Well, I don’t want to push you into something that would cause a catastrophe in your tank, but that’s not been my experience at all. In fact, my Pi’s / HA instances have uptimes of significant length.
Just before Xmas, I rebooted the Pi in the attic running HA and it’s uptime had been 180+ days. But at this minute, this is the longest running HA / RPI instance:
A couple of things I did to relieve myself of that worry tho:
1.) Don’t run cutting edge releases. Unless there’s an applicable security vulnerability, I tend to stay behind the pack a few versions. This gives others a chance to flesh out identified bugs etc.
2.) Designed the high availability setup. It’s more important that the service of HA be available than any one instance of HA in my setup.
3.) Abstracted out things like Heaters, Dosers and ATO so that any instance of HA could take over, if the controlling HA instance fails. If a non-controlling instance of HA fails, the controlling instance of HA will attempt to recover and even hard reboot the non-controlling instance, while raising alarms.
And it works the other way too. If say the Fishroom located “CoralPi” (where sump, heaters, temp probes, etc are) were to crash, Joshua - the primary HA controller, will switch to using NemoPi (in the living room, where the 3 display tanks are) as temp inputs.
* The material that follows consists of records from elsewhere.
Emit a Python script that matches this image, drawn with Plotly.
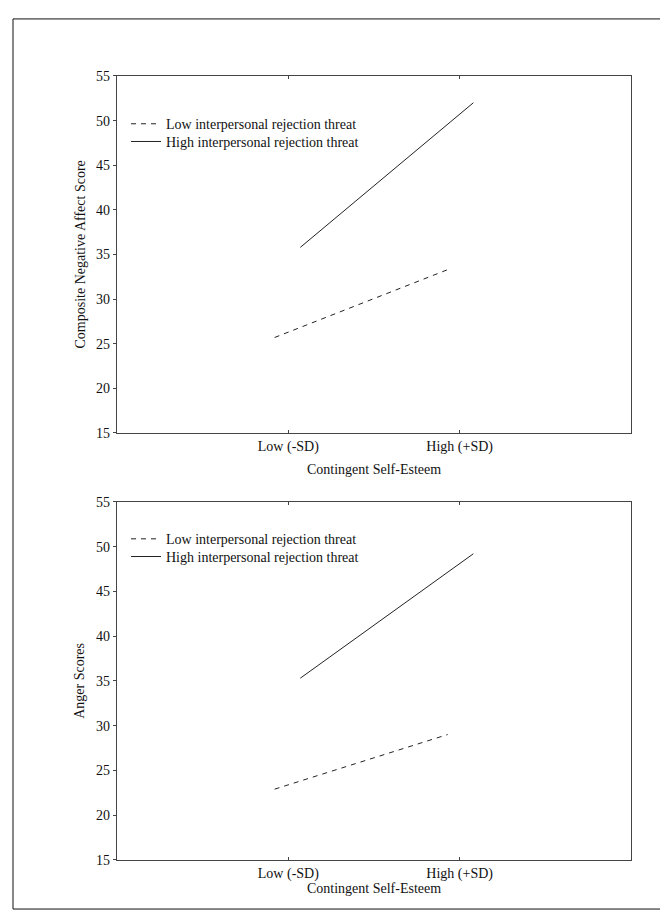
import plotly.graph_objects as go

# ---- data ----
categories = ["Low (-SD)", "High (+SD)"]
tick_pos = [0, 1]
low_x = [-0.08, 0.93]      # dashed line horizontal placement (as drawn)
high_x = [0.07, 1.08]      # solid line horizontal placement (as drawn)
series_names = ["Low interpersonal rejection threat", "High interpersonal rejection threat"]

neg_low = [25.7, 33.3]
neg_high = [35.8, 52.0]
anger_low = [22.9, 29.0]
anger_high = [35.3, 49.2]

y_ticks = [15, 20, 25, 30, 35, 40, 45, 50, 55]
y_titles = ["Composite Negative Affect Score", "Anger Scores"]
x_title = "Contingent Self-Esteem"

W, H = 668, 911
FONT = "Liberation Serif, Times New Roman, serif"
TXT = "#111111"
AX = "#444444"

def px(v):
    return v / W

def py(v):
    return 1 - v / H

fig = go.Figure()

line_style = [dict(color="#222222", width=1, dash="5px,5px"),
              dict(color="#222222", width=1)]

fig.add_trace(go.Scatter(x=low_x, y=neg_low, mode="lines", name=series_names[0],
                         line=line_style[0], xaxis="x", yaxis="y", legend="legend"))
fig.add_trace(go.Scatter(x=high_x, y=neg_high, mode="lines", name=series_names[1],
                         line=line_style[1], xaxis="x", yaxis="y", legend="legend2"))
fig.add_trace(go.Scatter(x=low_x, y=anger_low, mode="lines", name=series_names[0],
                         line=line_style[0], xaxis="x2", yaxis="y2", legend="legend3"))
fig.add_trace(go.Scatter(x=high_x, y=anger_high, mode="lines", name=series_names[1],
                         line=line_style[1], xaxis="x2", yaxis="y2", legend="legend4"))

xdom = [px(109), px(623)]
top_dom = [py(425), py(62)]
bot_dom = [py(859), py(495)]

xa = dict(range=[-1, 2], tickvals=tick_pos, ticktext=categories, ticks="inside", ticklen=3,
          tickcolor=AX, showline=True, linecolor=AX, linewidth=1.3, mirror="ticks",
          showgrid=False, zeroline=False, domain=xdom,
          tickfont=dict(family=FONT, size=14, color=TXT))
ya = dict(range=[15, 55], tickvals=y_ticks, ticks="outside", ticklen=3, tickcolor=AX,
          showline=True, linecolor=AX, linewidth=1.3, mirror=True, showgrid=False,
          zeroline=False, tickfont=dict(family=FONT, size=14, color=TXT))
yr = dict(range=[15, 55], tickvals=y_ticks, ticks="inside", ticklen=3, tickcolor=AX,
          showline=False, showgrid=False, zeroline=False, showticklabels=False, side="right")

leg = dict(font=dict(family=FONT, size=14, color=TXT), bgcolor="rgba(0,0,0,0)",
           xanchor="left", yanchor="middle", tracegroupgap=0, itemwidth=30)
LEG_X = px(118)

fig.update_layout(
    width=W, height=H,
    margin=dict(l=0, r=0, t=0, b=0),
    paper_bgcolor="white", plot_bgcolor="white",
    xaxis=dict(xa, anchor="y"),
    yaxis=dict(ya, anchor="x", domain=top_dom),
    xaxis2=dict(xa, anchor="y2"),
    yaxis2=dict(ya, anchor="x2", domain=bot_dom),
    yaxis3=dict(yr, overlaying="y", anchor="x"),
    yaxis4=dict(yr, overlaying="y2", anchor="x2"),
    legend=dict(leg, x=LEG_X, y=py(111)),
    legend2=dict(leg, x=LEG_X, y=py(129)),
    legend3=dict(leg, x=LEG_X, y=py(533)),
    legend4=dict(leg, x=LEG_X, y=py(551)),
    showlegend=True,
    annotations=[
        dict(text=y_titles[0], xref="paper", yref="paper", x=px(72), y=(top_dom[0] + top_dom[1]) / 2,
             textangle=-90, showarrow=False, xanchor="center", yanchor="middle",
             font=dict(family=FONT, size=14, color=TXT)),
        dict(text=y_titles[1], xref="paper", yref="paper", x=px(72), y=(bot_dom[0] + bot_dom[1]) / 2,
             textangle=-90, showarrow=False, xanchor="center", yanchor="middle",
             font=dict(family=FONT, size=14, color=TXT)),
        dict(text=x_title, xref="paper", yref="paper", x=px(366), y=py(462),
             showarrow=False, xanchor="center", yanchor="middle",
             font=dict(family=FONT, size=14, color=TXT)),
        dict(text=x_title, xref="paper", yref="paper", x=px(366), y=py(888),
             showarrow=False, xanchor="center", yanchor="middle",
             font=dict(family=FONT, size=14, color=TXT)),
    ],
    shapes=[dict(type="rect", xref="paper", yref="paper", x0=px(5), x1=px(660),
                 y0=py(909), y1=py(4), line=dict(color="#111111", width=1))],
)

fig.write_html("out.html")
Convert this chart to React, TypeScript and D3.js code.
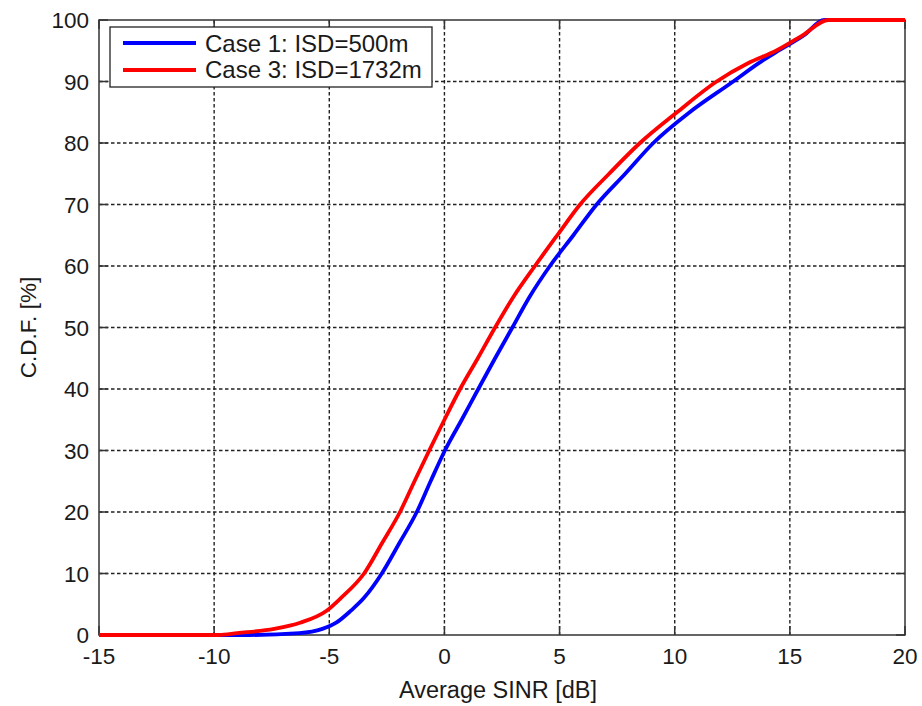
import React from "react";
import * as d3 from "d3";

const cdfLevels = [0, 0, 0.3, 1, 2, 4, 6, 10, 15, 20, 25, 30, 35, 40, 45, 50, 55, 60, 65, 70, 75, 80, 85, 90, 93, 95, 97.5, 100, 100];
const case1Sinr = [-15, -8.5, -6.3, -5.3, -4.7, -4.05, -3.5, -2.72, -1.95, -1.2, -0.6, 0.02, 0.75, 1.47, 2.2, 2.95, 3.7, 4.58, 5.6, 6.61, 7.85, 9.07, 10.65, 12.54, 13.65, 14.5, 15.6, 16.5, 20];
const case3Sinr = [-15, -9.8, -9.0, -7.4, -6.27, -5.1, -4.5, -3.49, -2.7, -1.93, -1.3, -0.66, 0.0, 0.68, 1.45, 2.2, 3.0, 3.93, 4.9, 5.89, 7.15, 8.49, 10.1, 11.82, 13.2, 14.4, 15.55, 16.67, 20];

const xTicks = [-15, -10, -5, 0, 5, 10, 15, 20];
const yTicks = [0, 10, 20, 30, 40, 50, 60, 70, 80, 90, 100];

const seriesNames = ["Case 1: ISD=500m", "Case 3: ISD=1732m"];
const seriesColors = ["#0000ff", "#ff0000"];

const W = 922;
const H = 706;
const left = 99;
const right = 905;
const top = 20;
const bottom = 635;
const FONT = "'Liberation Sans', Arial, sans-serif";
const TXT = "#1a1a1a";

export default function App() {
  const x = d3.scaleLinear().domain([-15, 20]).range([left, right]);
  const y = d3.scaleLinear().domain([0, 100]).range([bottom, top]);
  const line = d3
    .line<[number, number]>()
    .x((d) => x(d[0]))
    .y((d) => y(d[1]))
    .curve(d3.curveMonotoneX);

  const series = [case1Sinr, case3Sinr].map((xs) =>
    xs.map((v, i) => [v, cdfLevels[i]] as [number, number])
  );

  const tickLen = 9;

  return (
    <svg
      width={W}
      height={H}
      style={{ position: "absolute", left: 0, top: 0, background: "#fff" }}
      fontFamily={FONT}
    >
      <rect x={0} y={0} width={W} height={H} fill="#fff" />
      {/* grid */}
      {xTicks.slice(1, -1).map((t) => (
        <line
          key={"gx" + t}
          x1={x(t)}
          x2={x(t)}
          y1={top}
          y2={bottom}
          stroke="#222"
          strokeWidth={1.4}
          strokeDasharray="3.5,2.5"
        />
      ))}
      {yTicks.slice(1, -1).map((t) => (
        <line
          key={"gy" + t}
          x1={left}
          x2={right}
          y1={y(t)}
          y2={y(t)}
          stroke="#222"
          strokeWidth={1.4}
          strokeDasharray="3.5,2.5"
        />
      ))}
      {/* tick marks */}
      {xTicks.map((t) => (
        <g key={"tx" + t}>
          <line x1={x(t)} x2={x(t)} y1={bottom} y2={bottom - tickLen} stroke="#333" strokeWidth={1.5} />
          <line x1={x(t)} x2={x(t)} y1={top} y2={top + tickLen} stroke="#333" strokeWidth={1.5} />
        </g>
      ))}
      {yTicks.map((t) => (
        <g key={"ty" + t}>
          <line x1={left} x2={left + tickLen} y1={y(t)} y2={y(t)} stroke="#333" strokeWidth={1.5} />
          <line x1={right} x2={right - tickLen} y1={y(t)} y2={y(t)} stroke="#333" strokeWidth={1.5} />
        </g>
      ))}
      {/* box */}
      <rect
        x={left}
        y={top}
        width={right - left}
        height={bottom - top}
        fill="none"
        stroke="#333"
        strokeWidth={1.5}
      />
      {/* curves */}
      {series.map((s, i) => (
        <path
          key={"s" + i}
          d={line(s) || ""}
          fill="none"
          stroke={seriesColors[i]}
          strokeWidth={3.8}
          strokeLinejoin="round"
        />
      ))}
      {/* tick labels */}
      {xTicks.map((t) => (
        <text
          key={"lx" + t}
          x={x(t)}
          y={664}
          textAnchor="middle"
          fontSize={22.5}
          fill={TXT}
        >
          {t}
        </text>
      ))}
      {yTicks.map((t) => (
        <text
          key={"ly" + t}
          x={89}
          y={y(t) + 8}
          textAnchor="end"
          fontSize={22.5}
          fill={TXT}
        >
          {t}
        </text>
      ))}
      {/* axis labels */}
      <text x={(left + right) / 2 - 4} y={698} textAnchor="middle" fontSize={23.5} fill={TXT}>
        Average SINR [dB]
      </text>
      <text
        transform={`translate(36, ${y(50)}) rotate(-90)`}
        textAnchor="middle"
        fontSize={22.5}
        fill={TXT}
      >
        C.D.F. [%]
      </text>
      {/* legend */}
      <rect x={110} y={27} width={322} height={60} fill="#fff" stroke="#222" strokeWidth={1.3} />
      {seriesNames.map((n, i) => (
        <g key={"lg" + i}>
          <line
            x1={123}
            x2={196}
            y1={43 + i * 27}
            y2={43 + i * 27}
            stroke={seriesColors[i]}
            strokeWidth={4}
          />
          <text x={205} y={52 + i * 26} fontSize={24} fill={TXT}>
            {n}
          </text>
        </g>
      ))}
    </svg>
  );
}
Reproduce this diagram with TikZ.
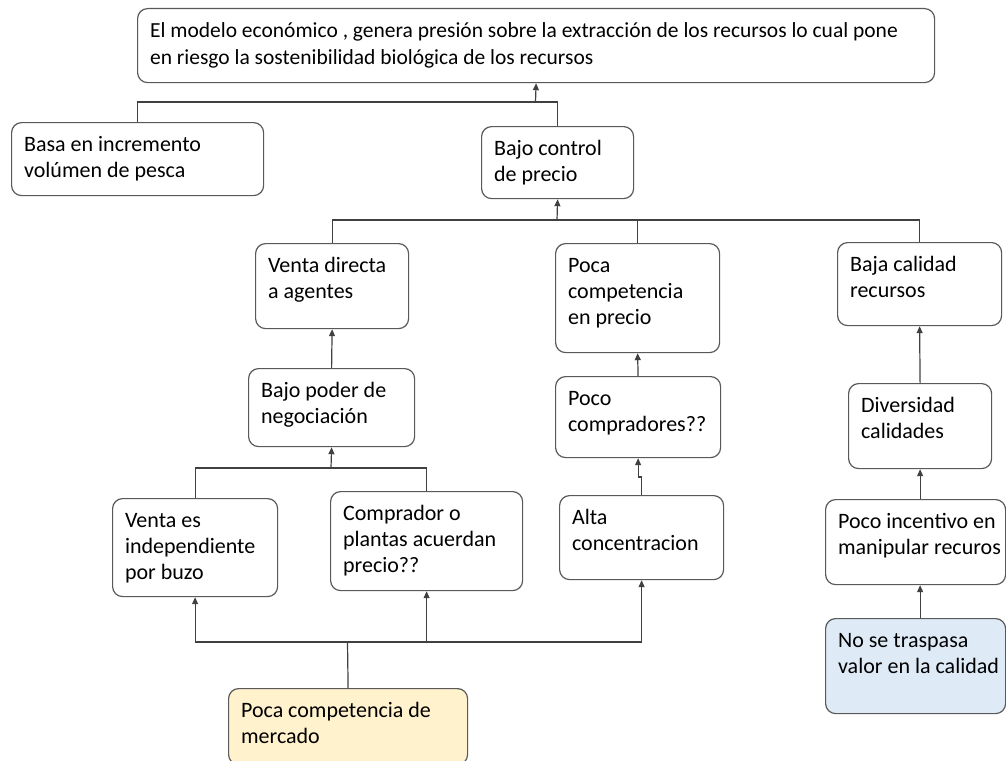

Since heater switches are networked, there’s no dependancy on CoralPi.
Or, if Joshua were to die in a puff of purple electrical smoke, all other remaining instances of HA will raise alarms and notifications. NemoPi would take over Dosing and CoralPi would take over ATO and Heater functions, until Joshua reappeared.
I’ve tried to make everything “fail safely by design”. And so far, it’s worked exceptionally well. I’ve had 2 SD card failures which weren’t big issues, because of the above, and because everything gets backed up and there’s “cold standby” SD cards taped to the RPI’s for even if my wife is alone in the home. But those are all about to be upgraded to SSDs soon, and that risk will be gone.
We have had a 24 port Cisco die at 5am. Joshua woke us up for that. Cold standby switch got dropped in and I was back in bed within 25 minutes. We had a firewall with blown Caps die on us, and everything kept working just fine through the night. (But again, HA told us about that.)
Three times tripped circuit / GFCI breakers downstairs, and HA told us about that immediately (because each HA instance is on it’s own breaker).
I think with the right architecture planning, you can easily mitigate a lot, if not all, of your concerns with HA. It’s what I sat out to do when I began this - basically replicate the same way I’d build GSM networks with 99.97+% service uptimes, for 15 years.
Oh, last thing… sometimes people ask me about UPSes for all my RPI’s, but I often ask “why? I’ve made the solution resilient to suffer with // work around more than a single RPI failure, regardless of Mains power failure, or a crashed OS / HA instance.” And UPSes only cover mains failures. They won’t cover for that case where one of my 5 cats decides to pee on the RPI.
As a risk management professional, I try to plan for the failures we cannot yet imagine. And that’s the philosophy I took in my design. I encourage others to do likewise.